Tuesday, January 10, 2006

Email #19

Dear Mrs New-caseworker

Christmas and form filling got in the way, but I want to personally thank you for attending the meeting late last year, about Lewis. I appreciate it was quite a way to come and ran on outside office hours; so, thank you.

I also want to let you know that I now have a receipt from the SEND tribunal team for my application, although an appeal number is yet to be advised.

I was unable to take a copy of the application for myself (no shops in Seaford with a photocopier and school was closed), but the initial form has a very small box for reasons.
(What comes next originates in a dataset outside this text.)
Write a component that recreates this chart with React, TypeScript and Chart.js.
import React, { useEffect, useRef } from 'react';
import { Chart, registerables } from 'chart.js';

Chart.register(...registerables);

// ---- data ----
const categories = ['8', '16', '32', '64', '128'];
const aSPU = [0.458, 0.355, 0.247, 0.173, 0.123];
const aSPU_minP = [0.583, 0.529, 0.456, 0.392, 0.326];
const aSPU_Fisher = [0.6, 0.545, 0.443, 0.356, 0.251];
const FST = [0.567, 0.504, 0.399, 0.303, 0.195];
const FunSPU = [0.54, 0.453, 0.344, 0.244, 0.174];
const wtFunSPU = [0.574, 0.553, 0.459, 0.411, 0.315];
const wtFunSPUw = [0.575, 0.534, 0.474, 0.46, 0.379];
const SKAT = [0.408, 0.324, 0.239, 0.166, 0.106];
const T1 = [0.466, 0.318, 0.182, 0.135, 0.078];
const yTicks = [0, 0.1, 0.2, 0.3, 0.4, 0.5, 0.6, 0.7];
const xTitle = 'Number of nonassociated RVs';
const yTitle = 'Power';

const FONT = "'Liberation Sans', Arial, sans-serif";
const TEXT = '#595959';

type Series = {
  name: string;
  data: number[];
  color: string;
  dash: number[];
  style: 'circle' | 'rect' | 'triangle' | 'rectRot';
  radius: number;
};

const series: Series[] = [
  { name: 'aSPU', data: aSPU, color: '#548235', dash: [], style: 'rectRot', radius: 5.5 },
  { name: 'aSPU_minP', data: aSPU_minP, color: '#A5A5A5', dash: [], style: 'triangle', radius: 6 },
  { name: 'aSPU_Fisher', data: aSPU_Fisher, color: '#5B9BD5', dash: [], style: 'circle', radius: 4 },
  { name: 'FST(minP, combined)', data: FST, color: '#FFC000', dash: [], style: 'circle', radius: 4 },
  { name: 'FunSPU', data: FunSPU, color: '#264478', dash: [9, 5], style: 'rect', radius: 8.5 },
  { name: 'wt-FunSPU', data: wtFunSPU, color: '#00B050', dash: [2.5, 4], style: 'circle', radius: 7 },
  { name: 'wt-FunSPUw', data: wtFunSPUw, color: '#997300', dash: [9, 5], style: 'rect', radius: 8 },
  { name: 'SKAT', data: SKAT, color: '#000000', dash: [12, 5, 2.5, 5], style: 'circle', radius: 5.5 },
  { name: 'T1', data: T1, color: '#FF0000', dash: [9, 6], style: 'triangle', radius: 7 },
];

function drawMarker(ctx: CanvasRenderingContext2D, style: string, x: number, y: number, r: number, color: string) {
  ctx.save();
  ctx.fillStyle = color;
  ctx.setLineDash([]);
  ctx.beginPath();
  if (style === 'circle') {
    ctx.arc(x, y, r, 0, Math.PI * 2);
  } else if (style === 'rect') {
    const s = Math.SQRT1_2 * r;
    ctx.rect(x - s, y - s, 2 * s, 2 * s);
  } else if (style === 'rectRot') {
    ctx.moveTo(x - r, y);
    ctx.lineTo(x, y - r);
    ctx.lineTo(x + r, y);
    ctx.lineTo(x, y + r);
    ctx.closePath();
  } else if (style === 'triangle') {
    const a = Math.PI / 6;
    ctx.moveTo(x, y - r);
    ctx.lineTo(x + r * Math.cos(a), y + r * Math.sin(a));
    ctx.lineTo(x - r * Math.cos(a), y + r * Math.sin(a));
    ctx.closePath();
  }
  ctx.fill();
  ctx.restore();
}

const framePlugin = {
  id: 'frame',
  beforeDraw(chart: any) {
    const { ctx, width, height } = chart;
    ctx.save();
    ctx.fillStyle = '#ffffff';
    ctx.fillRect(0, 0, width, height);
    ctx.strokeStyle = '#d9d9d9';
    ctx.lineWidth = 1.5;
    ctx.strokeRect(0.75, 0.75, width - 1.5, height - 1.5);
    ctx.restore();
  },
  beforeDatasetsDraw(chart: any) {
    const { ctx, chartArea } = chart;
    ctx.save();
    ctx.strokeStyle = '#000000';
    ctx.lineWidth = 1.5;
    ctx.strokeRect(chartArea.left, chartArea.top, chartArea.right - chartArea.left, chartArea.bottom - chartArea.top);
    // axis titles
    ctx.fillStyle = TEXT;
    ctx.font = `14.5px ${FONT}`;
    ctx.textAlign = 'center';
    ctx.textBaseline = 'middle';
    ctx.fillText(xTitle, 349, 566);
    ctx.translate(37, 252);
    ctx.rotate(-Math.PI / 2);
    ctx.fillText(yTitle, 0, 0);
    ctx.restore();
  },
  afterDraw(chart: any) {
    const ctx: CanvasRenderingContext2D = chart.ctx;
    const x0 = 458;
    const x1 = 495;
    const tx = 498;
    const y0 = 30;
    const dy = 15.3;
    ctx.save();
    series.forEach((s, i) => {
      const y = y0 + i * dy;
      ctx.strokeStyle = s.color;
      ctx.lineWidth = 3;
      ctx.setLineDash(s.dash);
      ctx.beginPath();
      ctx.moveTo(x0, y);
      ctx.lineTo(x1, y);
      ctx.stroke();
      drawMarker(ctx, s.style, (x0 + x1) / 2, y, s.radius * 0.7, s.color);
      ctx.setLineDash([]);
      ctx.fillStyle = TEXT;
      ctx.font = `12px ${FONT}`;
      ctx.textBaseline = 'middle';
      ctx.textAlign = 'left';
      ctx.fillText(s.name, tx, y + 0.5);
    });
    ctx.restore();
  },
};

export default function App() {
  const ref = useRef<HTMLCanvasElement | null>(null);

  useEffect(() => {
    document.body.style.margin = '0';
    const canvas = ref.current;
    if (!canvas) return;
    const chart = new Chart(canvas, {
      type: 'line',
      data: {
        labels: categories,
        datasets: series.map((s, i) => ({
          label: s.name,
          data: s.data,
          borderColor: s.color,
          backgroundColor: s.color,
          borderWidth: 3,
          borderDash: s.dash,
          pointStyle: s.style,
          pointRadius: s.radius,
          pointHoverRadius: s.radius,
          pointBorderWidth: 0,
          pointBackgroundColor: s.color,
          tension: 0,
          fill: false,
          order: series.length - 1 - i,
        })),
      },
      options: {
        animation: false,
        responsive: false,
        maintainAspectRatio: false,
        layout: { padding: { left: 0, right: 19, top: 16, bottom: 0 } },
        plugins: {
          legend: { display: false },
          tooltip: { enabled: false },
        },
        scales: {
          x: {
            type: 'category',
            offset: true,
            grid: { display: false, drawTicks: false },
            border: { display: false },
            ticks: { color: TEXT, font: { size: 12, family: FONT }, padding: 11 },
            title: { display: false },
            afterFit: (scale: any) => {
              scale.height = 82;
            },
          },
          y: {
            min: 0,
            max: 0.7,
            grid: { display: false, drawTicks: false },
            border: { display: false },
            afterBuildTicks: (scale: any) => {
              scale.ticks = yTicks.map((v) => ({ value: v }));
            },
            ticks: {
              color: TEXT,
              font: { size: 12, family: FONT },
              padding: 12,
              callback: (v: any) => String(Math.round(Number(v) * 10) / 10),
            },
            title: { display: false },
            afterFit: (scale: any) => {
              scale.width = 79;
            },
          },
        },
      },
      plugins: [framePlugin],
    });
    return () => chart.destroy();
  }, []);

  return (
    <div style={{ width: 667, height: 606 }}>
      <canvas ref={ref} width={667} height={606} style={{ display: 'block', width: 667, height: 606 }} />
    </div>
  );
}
For your information I said in as many words that:

Lewis has Asperger syndrome with attendent dyslexic/dyspraxic difficulties

This is the second time application for assessment & statement has gone to stage 2 yet received a note in lieu

Lewis is about to go up to senior school.

Both the Ed Psych and Senco at his current school have said and are prepared to say again that he needs a statement.
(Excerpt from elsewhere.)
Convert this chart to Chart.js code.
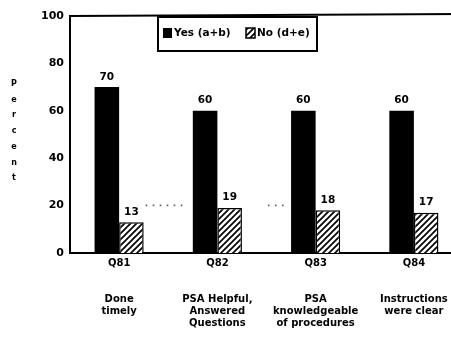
<!DOCTYPE html>
<html>
<head>
<meta charset="utf-8">
<script src="https://cdn.jsdelivr.net/npm/chart.js@4/dist/chart.umd.min.js"></script>
<style>
  html, body { margin: 0; padding: 0; overflow: hidden; background: #fff; }
  #wrap { width: 463px; height: 338px; }
</style>
</head>
<body>
<div id="wrap"><canvas id="c" width="463" height="338"></canvas></div>
<script>
// Survey items and their wording
const questions = ['Q81', 'Q82', 'Q83', 'Q84'];
const descriptions = [
  ['Done', 'timely'],
  ['PSA Helpful,', 'Answered', 'Questions'],
  ['PSA', 'knowledgeable', 'of procedures'],
  ['Instructions', 'were clear']
];
// Percent answering yes / no
const yesValues = [70, 60, 60, 60];
const noValues = [13, 19, 18, 17];
const seriesNames = ['Yes (a+b)', 'No (d+e)'];
const yMin = 0, yMax = 100, yStep = 20;
const axisTitle = 'Percent';

const FONT = '"DejaVu Sans", "Liberation Sans", sans-serif';
const canvas = document.getElementById('c');
const ctx = canvas.getContext('2d');

// Diagonal "///" hatch used for the No series
function makeHatch() {
  const s = 6;
  const p = document.createElement('canvas');
  p.width = s; p.height = s;
  const g = p.getContext('2d');
  g.fillStyle = '#fff';
  g.fillRect(0, 0, s, s);
  g.strokeStyle = '#000';
  g.lineWidth = 1.7;
  g.beginPath();
  g.moveTo(0, s); g.lineTo(s, 0);
  g.moveTo(-1, 1); g.lineTo(1, -1);
  g.moveTo(s - 1, s + 1); g.lineTo(s + 1, s - 1);
  g.stroke();
  return ctx.createPattern(p, 'repeat');
}
const hatch = makeHatch();

const labels = questions.map((q, i) => [q, '', ''].concat(descriptions[i]));

// Numbers printed above each bar
const valueLabels = {
  id: 'valueLabels',
  afterDatasetsDraw(chart) {
    const c = chart.ctx;
    c.save();
    c.fillStyle = '#000';
    c.font = 'bold 10.5px ' + FONT;
    c.textAlign = 'center';
    c.textBaseline = 'bottom';
    chart.data.datasets.forEach((ds, di) => {
      chart.getDatasetMeta(di).data.forEach((bar, i) => {
        c.fillText(String(ds.data[i]), bar.x, bar.y - 5);
      });
    });
    c.restore();
  }
};

// Faint dotted guide at the 20% level between groups
const guideLine = {
  id: 'guideLine',
  beforeDatasetsDraw(chart) {
    const c = chart.ctx;
    const y = chart.scales.y.getPixelForValue(20);
    const yes = chart.getDatasetMeta(0).data;
    const no = chart.getDatasetMeta(1).data;
    const segs = [
      [no[0].x + no[0].width / 2 + 2, yes[1].x - yes[1].width / 2 - 10],
      [no[1].x + no[1].width / 2 + 26, no[1].x + no[1].width / 2 + 40]
    ];
    c.save();
    c.fillStyle = '#555';
    segs.forEach(([a, b]) => {
      for (let x = a; x <= b; x += 7) c.fillRect(x, y - 1, 1.6, 1.6);
    });
    c.restore();
  }
};

// Top frame line, stacked axis title and boxed legend
const frame = {
  id: 'frame',
  afterDraw(chart) {
    const c = chart.ctx;
    const ca = chart.chartArea;
    c.save();
    c.strokeStyle = '#000';
    c.lineWidth = 2;
    c.beginPath();
    c.moveTo(ca.left - 1, ca.top);
    c.lineTo(chart.width, ca.top - 2);
    c.stroke();

    // vertical, letter-by-letter axis title
    c.fillStyle = '#000';
    c.font = 'bold 8px ' + FONT;
    c.textAlign = 'center';
    c.textBaseline = 'middle';
    const letters = axisTitle.split('');
    const y0 = ca.top + 68;
    letters.forEach((ch, i) => c.fillText(ch, 14, y0 + i * 15.7));

    // legend box
    const bx = ca.left + 88, by = ca.top + 1, bw = 159, bh = 34;
    c.lineWidth = 2;
    c.strokeRect(bx, by, bw, bh);
    const sy = by + 11, sz = 10;
    c.font = 'bold 10.5px ' + FONT;
    c.textAlign = 'left';
    // Yes swatch
    let x = bx + 5;
    c.fillStyle = chart.data.datasets[0].backgroundColor;
    c.fillRect(x, sy, sz - 1, sz);
    c.fillStyle = '#000';
    c.fillText(seriesNames[0], x + sz + 1, sy + sz / 2);
    // No swatch
    x = bx + 88;
    c.fillStyle = hatch;
    c.fillRect(x, sy, sz - 1, sz);
    c.lineWidth = 1.5;
    c.strokeRect(x, sy, sz - 1, sz);
    c.fillStyle = '#000';
    c.fillText(seriesNames[1], x + sz + 1, sy + sz / 2);
    c.restore();
  }
};

new Chart(canvas, {
  type: 'bar',
  data: {
    labels: labels,
    datasets: [
      {
        label: seriesNames[0],
        data: yesValues,
        backgroundColor: '#000',
        borderWidth: 0,
        categoryPercentage: 0.5,
        barPercentage: 1.0
      },
      {
        label: seriesNames[1],
        data: noValues,
        backgroundColor: hatch,
        borderColor: '#000',
        borderWidth: 1.5,
        categoryPercentage: 0.5,
        barPercentage: 1.0
      }
    ]
  },
  options: {
    responsive: false,
    animation: false,
    devicePixelRatio: 1,
    layout: { padding: { top: 16, left: 0, right: 0, bottom: 0 } },
    plugins: {
      legend: { display: false },
      title: { display: false },
      tooltip: { enabled: false }
    },
    scales: {
      x: {
        offset: true,
        grid: { display: false, drawTicks: false },
        border: { display: true, color: '#000', width: 2 },
        ticks: {
          color: '#000',
          font: { family: FONT, size: 10, weight: 'bold', lineHeight: 1.2 },
          padding: 4,
          autoSkip: false,
          maxRotation: 0,
          minRotation: 0
        },
        afterFit(s) { s.height = 85; }
      },
      y: {
        min: yMin,
        max: yMax,
        grid: { display: false, drawTicks: false },
        border: { display: true, color: '#000', width: 2 },
        ticks: {
          stepSize: yStep,
          color: '#000',
          font: { family: FONT, size: 11, weight: 'bold' },
          padding: 6
        },
        afterFit(s) { s.width = 70; }
      }
    }
  },
  plugins: [guideLine, valueLabels, frame]
});
</script>
</body>
</html>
The note in Lieu was apparently awarded based on some sign of academic strengths

These are unlikely to be shows of true potential, compared with the 98% certainty that he is actually a gifted child

These improvements in a restricted area of the curriculum would not in any case have become evident without the school consistently helping him at a level well beyond SEN+, including, this year, 12.5 hours per week of paid one-on-one, plus at many other times being the primary focus of the TA supposedly in attendance for the benefit of whole class.

I have recorded the Ed Psych and SENCo's opinions that this level of support is in itself not enough - their opinion being that he needs even better provision than that in a primary school setting, and yet more to access any education in a larger, freer senior school setting. In other words, I guess, that if his current statemented-style level of provision were actually sanctioned by a statement, it would still need a better one.


I do hope that if it comes to tribunal we can handle this amicably, as you can see from my wording (6, 7) I would love this to be settled with no blame apportioned.

It would delight me if we could avoid this necessarily adversarial process altogether and I know your department will have received a subsequent letter from Chyngton School, so I have to ask, did you manage, yet, to convey the strength of the Educational Psychologist's statement to your superior? Or the extra information that came up concerning Lewis' so-called strengths and the levels of support the school is going over budget to provide for him in order to keep him in a classroom setting?

Was there any possibility at all that the committee might look again in light of this information rather than going direct to tribunal?

I very much look forward to hearing from you.

Wishing you a Happy New Year

Cheryl


P.S. Personal FYI - It seems the photographs mentioned at the meeting are working. Last time I checked he has come a lot closer to finally knowing all the names of the thirty children he has shared a classroom with for the past six years, but still has a mental block about one of the two Teaching Assistants, although she has only been in his classroom since September. (I would imagine he still hasn't got the first clue who many other staff are, or whether they have related to him briefly in the past.)
In an ideal world this kind of basic support wouldn't eat into his academic day, but then in a really ideal world, he wouldn't need it. I just hope its written in to his provision for senior school because classes and teachers change so fast there that he won't have a clue.